I have 3 dates and all failure. That was 3 years ago. So hard to find girl friend.
Last week, my friend from Malaysia show me a newspaper cutting saying more men in Malaysia than women. Censor say 100 men to 88 women. I wonder how many 100 Singapore men to ??? Singaporean women???? Must be fewer. Sigh, so hard to find girl friend.
I always have to fight against 3 to 5 guys for one girl's hand. So unfair.
1) Faith. Your love has not cross your path yet.
2) Life is like that. You take first or I take first. Never fair.
3) Dont give up. Only 2 tried. You more more opportunities.
Originally posted by littlemissbonkers:
TS obviously doesn't even appeal to online gals.
This is definitely not about looks or wealth.
Maybe TS should take a good hard look at himself and ask himself if he has anything to offer to his prospective mate. And I don't just mean money.
BTW, you like pretty/popular gals then pretty/popular gals like rich handsome guys. And? Both equally shallow wat, so what's there to complain about?
Maybe just to you. Hellow Miss Bonkers, you are obviously shallow because you haven't read my thread properly. Please wear another set of spectacles lady before you start pre-judging me. Are you lacking intelligence? I never said anything about me liking pretty/popular girls. I never said I wanted a Ms Universe to be my gf. All I just wanted is for at least some element of physical attraction, is that too much to ask for?
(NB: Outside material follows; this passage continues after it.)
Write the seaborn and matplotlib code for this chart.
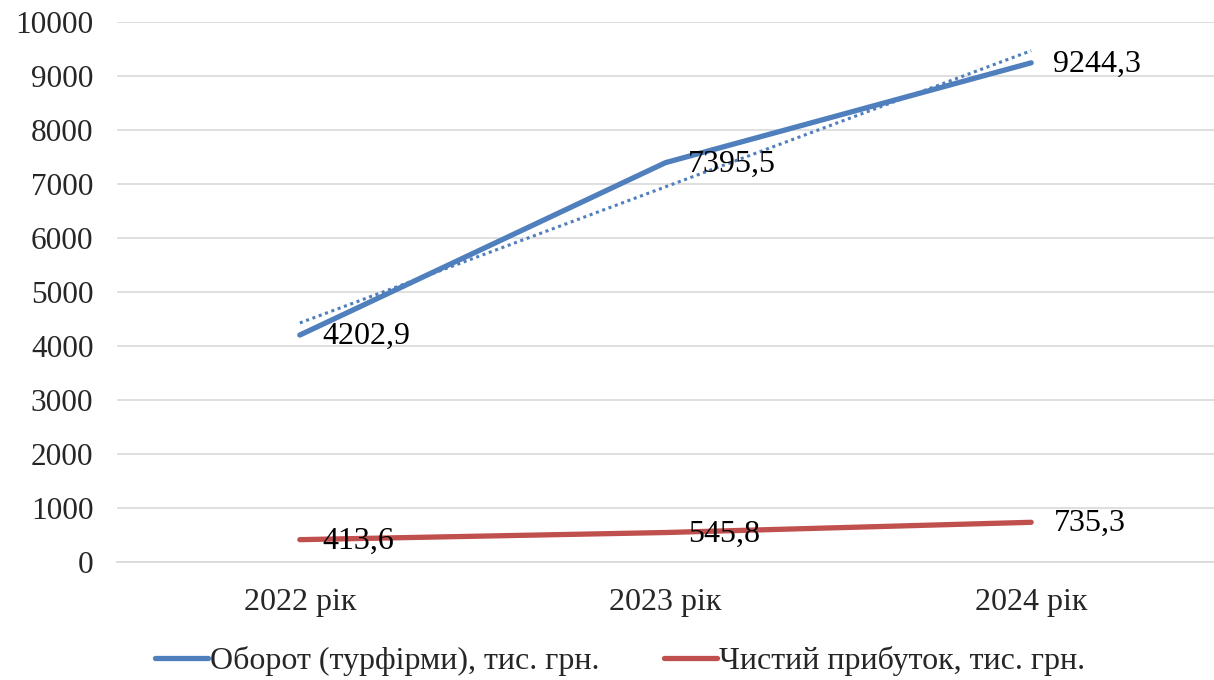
import numpy as np
import pandas as pd
import matplotlib
matplotlib.use("Agg")
import matplotlib.pyplot as plt
import seaborn as sns

categories = ["2022 рік", "2023 рік", "2024 рік"]
turnover = [4202.9, 7395.5, 9244.3]
profit = [413.6, 545.8, 735.3]
turnover_name = "Оборот (турфірми), тис. грн."
profit_name = "Чистий прибуток, тис. грн."
yticks = [0, 1000, 2000, 3000, 4000, 5000, 6000, 7000, 8000, 9000, 10000]

sns.set_style("white")
plt.rcParams['font.family'] = ['Liberation Serif', 'DejaVu Serif']

df = pd.DataFrame({
    "x": list(range(len(categories))) * 2,
    "value": turnover + profit,
    "series": [turnover_name] * 3 + [profit_name] * 3,
})

fig = plt.figure(figsize=(12.14, 6.8), dpi=100)
ax = fig.add_axes([117/1214, 1 - 562/680, 1 - 117/1214, 540/680])

blue = "#4F7FBD"
red = "#C0504D"
ax.grid(True, axis="y", color="#D9D9D9", linewidth=1.2, zorder=0)
ax.set_axisbelow(True)

# trendline for turnover (linear fit)
xs = np.arange(len(categories))
k, b = np.polyfit(xs, turnover, 1)
ax.plot(xs, k * xs + b, linestyle=(0, (1, 1.2)), color=blue, linewidth=2.2, zorder=2)

sns.lineplot(data=df, x="x", y="value", hue="series",
             palette=[blue, red], linewidth=3.8, ax=ax, legend=False, zorder=3)

for vals in (turnover, profit):
    for i, v in enumerate(vals):
        ax.annotate(f"{v:.1f}".replace(".", ","), (i, v), xytext=(16, -1),
                    textcoords="offset points", ha="left", va="center",
                    fontsize=23, color="black", zorder=4)

ax.set_xlim(-0.5, 2.5)
ax.set_ylim(0, 10000)
ax.set_xticks(xs)
ax.set_xticklabels(categories)
ax.set_yticks(yticks)
ax.set_yticklabels([str(t) for t in yticks])
ax.tick_params(axis="x", labelsize=23, pad=19, length=0)
ax.tick_params(axis="y", labelsize=22.5, pad=17, length=0)
ax.set_xlabel("")
ax.set_ylabel("")
for s in ["top", "right", "left"]:
    ax.spines[s].set_visible(False)
ax.spines["bottom"].set_color("#D9D9D9")
ax.spines["bottom"].set_linewidth(1.2)

from matplotlib.lines import Line2D
handles = [Line2D([0], [0], color=blue, linewidth=3.8),
           Line2D([0], [0], color=red, linewidth=3.8)]
fig.legend(handles, [turnover_name, profit_name], loc="center",
           bbox_to_anchor=(620/1214, 1 - 661/680), ncol=2, frameon=False,
           fontsize=23, handlelength=1.66, handletextpad=0.08, columnspacing=2.0)

fig.savefig("out.png", dpi=100)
In addition to that, character is most important to me. I like a pleasant nice gal who can discuss and work things out with me.
Yes I take a good hard look at myself. What do I have to offer? A lot. I am caring, helpful, a good listener and kind as I have earlier said to another forumer. Again you not paying attention and not read carefully, before you start blurting and accusing.
Originally posted by Jiani:my parents not rich, my parents are always planning tons of things for me.
Not everybody fortunate like you and have parents like yours who can plan thing ahead for you.
My parent, I love them a lot but because they are lot highly educated, they didn't plan ahead for me.